One of the most versatile and inventive English artists of the postwar era, David Hockey settled in Los Angeles in 1964. An especially iconic example from a group of double portraits of friends and associates from the 1960s, American Collectors (1968) depicts the contemporary-art collectors Fred and Marcia Weisman in the sculpture garden of their of their Los Angeles home. As stiff and still as the objects surrounding them, the couple stands apart, his stance echoed in the totem pole to the right, hers in the Henry Moore sculpture behind her. Brilliant light flatters the scene and sets the couple in sharp relief; they seem oblivious to each other as well as to their art
The Drinkers (1890) was painted during Vincent Van Gogh’s time in the Saint-Paul-de-Mausole asylum in Saint-Remy-de-Provence, a small town in the south of France. Van Gogh was highly productive during this time, but he struggled to maintain confidence in his own abilities as painter. To retrain himself, he made a number of copies after the works of artists he admired, which freed him from having to produce original compositions and allowed him to concentrate instead on interpretation. Van Gogh borrowed this composition from a black and white print after Honore-Victorin Daumier, but the vibrant colors were his own invention. The greenish palette may be an allusion to the notorious alcoholic drink, Absinthe.

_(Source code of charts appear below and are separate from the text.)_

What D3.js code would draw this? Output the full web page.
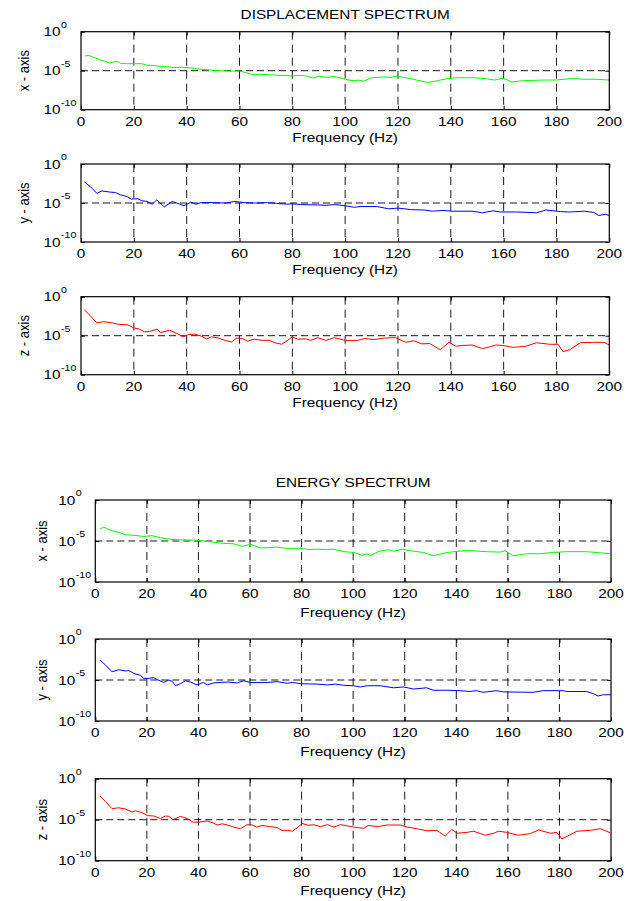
<!DOCTYPE html>
<html>
<head>
<meta charset="utf-8">
<script src="https://cdn.jsdelivr.net/npm/d3@7"></script>
<style>
  body { margin: 0; background: #fff; }
  svg { display: block; }
  text { font-family: "Liberation Sans", Arial, Helvetica, sans-serif; fill: #000; }
</style>
</head>
<body>
<svg id="chart" width="626" height="901"></svg>
<script>
// ---- axis settings ----
const xTicks = [0, 20, 40, 60, 80, 100, 120, 140, 160, 180, 200];
const xGrid = [20, 40, 60, 80, 100, 120, 140, 160, 180];
const yTickExps = [0, -5, -10];
const yGridExps = [-5];
const figureTitles = ["DISPLACEMENT SPECTRUM", "ENERGY SPECTRUM"];
const axisNames = ["x - axis", "y - axis", "z - axis"];
const seriesColors = ["#00ff00", "#0000ff", "#ff0000"];
const xLabel = "Frequency (Hz)";

// ---- spectra: frequency (Hz) and log10 of the amplitude ----
const dispXFreq = [1.5,3,5,7,9,11,13.6,15,17,20,23,25,28,30,33,35,38,40,43,45,48,50,53,56,60,62,65,68,70,73,75,78,80,82,85,88,90,93,95.6,98,100,103,105,107,109.5,112,114.6,117,119.6,122,125,127,131,134,136,139,143,148,153,156.5,159,161,163,166.8,170,175,179.5,183,186,190,195,200];
const dispXLog = [-3.1,-3.05,-3.3,-3.6,-3.8,-4.0,-3.8,-4.05,-4.1,-4.1,-4.1,-4.3,-4.35,-4.45,-4.5,-4.6,-4.55,-4.6,-4.7,-4.8,-4.9,-4.95,-5.0,-5.05,-5.05,-5.2,-5.5,-5.45,-5.5,-5.55,-5.6,-5.6,-5.7,-5.6,-5.65,-5.95,-5.7,-5.85,-5.75,-5.9,-6.1,-6.3,-6.2,-6.35,-5.95,-5.85,-5.8,-5.85,-5.7,-5.85,-6.05,-6.2,-6.5,-6.35,-6.2,-6.0,-5.9,-5.9,-6.0,-6.2,-6.0,-6.1,-6.45,-6.3,-6.25,-6.2,-6.2,-6.1,-6.0,-6.1,-6.1,-6.2];

const dispYFreq = [1.3,3.5,6,7.9,11,13,15,17.6,19,21.5,23,25,27,28.7,31.5,34.6,37,39,41.5,43.5,45.5,50,55,58,62,66,70.6,74,78,80,83,89.6,93,96,100,103.5,106,112,116.5,120,125,130,133,137,140.5,148,152,156,158.6,165,172.5,176,181.5,185,190.5,194,196,198.5,200];
const dispYLog = [-2.3,-2.9,-3.75,-3.45,-3.6,-3.65,-3.95,-4.2,-4.5,-4.45,-4.7,-4.8,-5.15,-4.6,-5.5,-4.8,-5.1,-5.35,-4.9,-5.15,-4.95,-4.95,-5.0,-4.8,-4.95,-5.0,-4.95,-5.05,-5.15,-5.1,-5.2,-5.25,-5.3,-5.2,-5.35,-5.55,-5.45,-5.45,-5.75,-5.65,-5.85,-5.9,-6.05,-5.95,-6.05,-6.05,-6.25,-6.0,-6.15,-6.15,-6.25,-5.9,-6.1,-6.15,-6.05,-6.2,-6.6,-6.45,-6.6];

const dispZFreq = [1.3,3.4,6,8.6,11.7,14.3,17.6,20,22,24,26,29,30,33.5,36,38.7,40.6,43,45.5,47.5,49.4,52,54.6,57,59,61,63,65.6,68.8,71.4,73.4,76,78,80,82,85,87,89.6,92.7,96,100,105,107.4,111,115,119,123,126,129,132,136,139.3,142,144.5,148,152,154.5,157,159.7,163.5,168.5,172.4,177.5,180.6,182.5,185,189,194,198,200];
const dispZLog = [-1.7,-2.4,-3.35,-3.2,-3.35,-3.55,-3.6,-4.0,-4.15,-4.5,-4.45,-4.15,-4.6,-4.3,-4.65,-5.15,-4.85,-4.8,-5.05,-5.4,-5.15,-5.3,-5.6,-5.8,-5.3,-5.35,-5.7,-5.45,-5.6,-5.6,-5.9,-6.1,-5.65,-5.15,-5.45,-5.4,-5.6,-5.25,-5.6,-5.25,-5.6,-5.6,-5.35,-5.5,-5.3,-5.25,-5.85,-5.65,-6.05,-6.0,-6.8,-5.85,-6.35,-6.25,-6.2,-6.65,-6.45,-6.2,-6.25,-6.5,-6.35,-5.9,-6.1,-6.1,-7.05,-6.8,-5.9,-5.85,-5.85,-6.2];

const energyXFreq = [1.8,3.3,5.9,9.1,11.7,15,18.8,22,25.3,29.2,33,39.5,43.4,48.6,53.7,57,60.2,64,70.5,74.4,79.6,83,86,90,92.5,96.4,100.2,103.4,105.4,106.7,110,113.8,115.7,119,123.5,127.3,131,136.3,144,151.8,157,159,162,167.2,172.4,177.5,182.7,190.5,199.5];
const energyXLog = [-3.55,-3.3,-3.7,-3.95,-4.25,-4.3,-4.45,-4.35,-4.6,-4.8,-4.85,-4.9,-5.05,-5.25,-5.35,-5.65,-5.4,-5.85,-5.75,-5.9,-5.9,-6.05,-6.0,-6.05,-6.0,-6.3,-6.4,-6.75,-6.55,-6.8,-6.25,-6.05,-6.25,-6.0,-6.25,-6.4,-6.8,-6.4,-6.15,-6.3,-6.35,-6.2,-6.8,-6.55,-6.55,-6.4,-6.3,-6.3,-6.55];

const energyYFreq = [1.8,4,6.5,9.1,11.7,13,15,17.6,18.8,20.8,22.5,24,26.6,28.5,29.8,31.1,33,35,36.9,39.5,41.8,43.4,46,51.2,55,57.6,60.2,66.6,70.5,74.4,76.4,79.6,86,90,93.2,96.4,100.2,102.8,105.4,110.5,115.7,119.5,123.5,128.5,131,136.3,141.4,145.3,147.8,150.4,155.6,158.2,169.8,173.7,181.5,182.7,190.5,193,195,197,200];
const energyYLog = [-2.55,-3.2,-4.0,-3.75,-3.9,-3.85,-4.2,-4.45,-4.8,-4.8,-4.7,-4.95,-5.3,-5.0,-5.15,-5.7,-5.45,-5.1,-5.25,-5.6,-5.3,-5.6,-5.35,-5.25,-5.35,-5.1,-5.3,-5.3,-5.2,-5.4,-5.3,-5.45,-5.5,-5.6,-5.5,-5.65,-5.7,-5.85,-5.7,-5.7,-5.95,-5.85,-6.1,-5.95,-6.25,-6.25,-6.3,-6.4,-6.3,-6.5,-6.3,-6.45,-6.5,-6.3,-6.3,-6.4,-6.4,-6.65,-6.95,-6.8,-6.8];

const energyZFreq = [1.8,4,6.5,9.1,11.7,14.3,15.6,18.2,20.2,22.7,25.3,27.2,28.5,30.2,33,35.6,38,40.2,43.4,46,47.3,49.2,51.2,53.7,56.3,58.9,60.8,62.5,64.7,67.9,70.5,72.4,74.4,76.4,78.3,80.2,82.5,84.7,87.3,90,92.5,95.1,100.2,104.1,106,109.3,113.2,118.3,120.9,124.7,128.6,132.5,135.7,138.3,140.3,144.1,146.7,151.2,154.5,156.4,159.6,164.2,168.7,171.9,176.5,179,181,182.9,186.8,192,195.9,199.8];
const energyZLog = [-2.1,-2.8,-3.65,-3.55,-3.7,-4.05,-3.9,-4.15,-4.5,-4.55,-4.85,-4.55,-4.6,-5.0,-4.6,-4.85,-5.3,-5.3,-5.15,-5.45,-5.65,-5.5,-5.65,-5.9,-6.1,-5.6,-5.65,-5.9,-5.7,-5.85,-5.95,-6.3,-6.3,-6.4,-6.0,-5.45,-5.68,-5.62,-5.85,-5.6,-5.9,-5.6,-5.9,-6.05,-5.7,-5.85,-5.65,-5.65,-5.9,-6.1,-6.35,-6.3,-7.0,-6.2,-6.65,-6.55,-6.4,-6.9,-6.65,-6.4,-6.55,-6.9,-6.7,-6.25,-6.65,-6.55,-7.35,-7.05,-6.4,-6.3,-6.1,-6.6];

// ---- figure layout ----
const SX = 1.18;           // horizontal stretch of all lettering
const FONT = 13;
const SUP_FONT = 9;

const figures = [
  {
    title: figureTitles[0], left: 81, right: 609.3, tops: [31.7, 164, 296.7], height: 78,
    titleDy: -12.4, xLabelDy: 32.3, yLabelDx: -57, yTickDx: -20.5,
    series: [[dispXFreq, dispXLog], [dispYFreq, dispYLog], [dispZFreq, dispZLog]]
  },
  {
    title: figureTitles[1], left: 95.3, right: 611, tops: [500, 639, 778.7], height: 82,
    titleDy: -13.3, xLabelDy: 34.5, yLabelDx: -54, yTickDx: -20,
    series: [[energyXFreq, energyXLog], [energyYFreq, energyYLog], [energyZFreq, energyZLog]]
  }
];

const svg = d3.select("#chart");
let clipId = 0;

function stretchedText(parent, x, y, str, size, anchor) {
  return parent.append("text")
    .attr("transform", `translate(${x},${y}) scale(${SX},1)`)
    .attr("text-anchor", anchor || "middle")
    .attr("font-size", size)
    .text(str);
}

figures.forEach(fig => {
  const xScale = d3.scaleLinear().domain([0, 200]).range([fig.left, fig.right]);
  const midX = (fig.left + fig.right) / 2;

  stretchedText(svg, midX, fig.tops[0] + fig.titleDy, fig.title, FONT);

  fig.tops.forEach((top, i) => {
    const bottom = top + fig.height;
    const yScale = d3.scaleLog().domain([1e-10, 1]).range([bottom, top]);
    const g = svg.append("g");

    // dashed grid
    g.selectAll("line.vgrid").data(xGrid).join("line")
      .attr("x1", d => xScale(d)).attr("x2", d => xScale(d))
      .attr("y1", top).attr("y2", bottom)
      .attr("stroke", "#000").attr("stroke-width", 0.9)
      .attr("stroke-dasharray", "8,5");
    g.selectAll("line.hgrid").data(yGridExps).join("line")
      .attr("x1", fig.left).attr("x2", fig.right)
      .attr("y1", d => yScale(Math.pow(10, d))).attr("y2", d => yScale(Math.pow(10, d)))
      .attr("stroke", "#000").attr("stroke-width", 0.9)
      .attr("stroke-dasharray", "7,4");

    // spectrum line
    const id = "clip" + (clipId++);
    g.append("clipPath").attr("id", id).append("rect")
      .attr("x", fig.left).attr("y", top)
      .attr("width", fig.right - fig.left).attr("height", fig.height);
    const [freqs, logs] = fig.series[i];
    const pts = freqs.map((f, k) => ({ f, v: Math.pow(10, logs[k]) }));
    g.append("path")
      .datum(pts)
      .attr("clip-path", `url(#${id})`)
      .attr("fill", "none")
      .attr("stroke", seriesColors[i])
      .attr("stroke-width", 1)
      .attr("d", d3.line().x(d => xScale(d.f)).y(d => yScale(d.v)));

    // inward tick marks on all four sides
    const tickVals = yTickExps.map(e => Math.pow(10, e));
    const axB = d3.axisBottom(xScale).tickValues(xTicks).tickSize(-4).tickFormat("");
    const axT = d3.axisTop(xScale).tickValues(xTicks).tickSize(-4).tickFormat("");
    const axL = d3.axisLeft(yScale).tickValues(tickVals).tickSize(-4).tickFormat("");
    const axR = d3.axisRight(yScale).tickValues(tickVals).tickSize(-4).tickFormat("");
    [[axB, `translate(0,${bottom})`], [axT, `translate(0,${top})`],
     [axL, `translate(${fig.left},0)`], [axR, `translate(${fig.right},0)`]].forEach(([ax, tr]) => {
      const a = g.append("g").attr("transform", tr).call(ax);
      a.select(".domain").remove();
      a.selectAll("line").attr("stroke", "#000").attr("stroke-width", 1);
    });

    // frame
    g.append("rect")
      .attr("x", fig.left).attr("y", top)
      .attr("width", fig.right - fig.left).attr("height", fig.height)
      .attr("fill", "none").attr("stroke", "#000").attr("stroke-width", 1.2);

    // x tick labels
    xTicks.forEach(t => stretchedText(g, xScale(t), bottom + 16, String(t), FONT));

    // y tick labels as powers of ten
    yTickExps.forEach(e => {
      const y = yScale(Math.pow(10, e));
      const lab = g.append("g")
        .attr("transform", `translate(${fig.left + fig.yTickDx},${y}) scale(${SX},1)`);
      lab.append("text").attr("text-anchor", "end").attr("font-size", FONT)
        .attr("y", 4.65).text("10");
      lab.append("text").attr("text-anchor", "start").attr("font-size", SUP_FONT)
        .attr("x", 0.4).attr("y", 4.65 - 8.4).text(String(e));
    });

    // axis titles
    stretchedText(g, midX, bottom + fig.xLabelDy, xLabel, FONT);
    g.append("text")
      .attr("transform", `translate(${fig.left + fig.yLabelDx},${(top + bottom) / 2}) scale(${SX},1) rotate(-90)`)
      .attr("text-anchor", "middle")
      .attr("dominant-baseline", "central")
      .attr("font-size", FONT)
      .text(axisNames[i]);
  });
});
</script>
</body>
</html>
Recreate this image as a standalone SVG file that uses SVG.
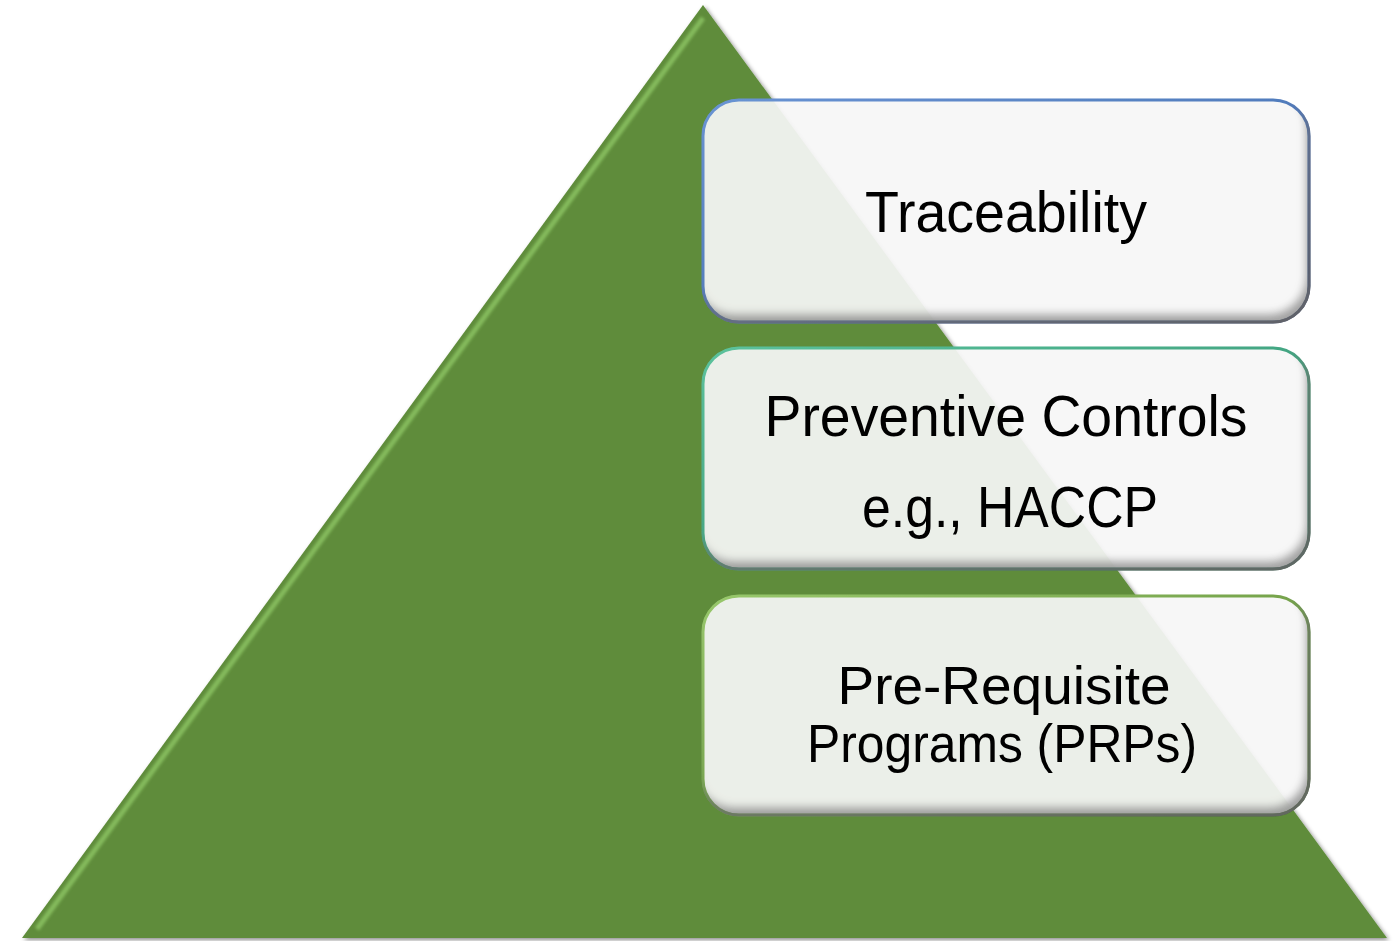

Chicago-based surrealist Gertrude Abercrombie (1909 – 1977) was acclaimed for her enigmatic paintings of stark interiors and illusory landscapes. On first glance, Self Portrait As My Sister (1941) appears to be relatively straight-forward representation, lacking the idiosyncratic imagery of her complex, dreamlike works. But Abercrombie was an only child, and the title’s allusion to a sister heightens the paradox of the painting. She frequently used self-portraiture as a means of trying on new guises and personas, later observing, “It’s always myself that I paint, but not actually, because I don’t look that good or cute.” Indeed, in her records she referred to this work as “Portrait of Artist as Ideal.” Her reference to a fictitious and prettier sister hints at desire to be a different person, a longing she could satisfy through her painting.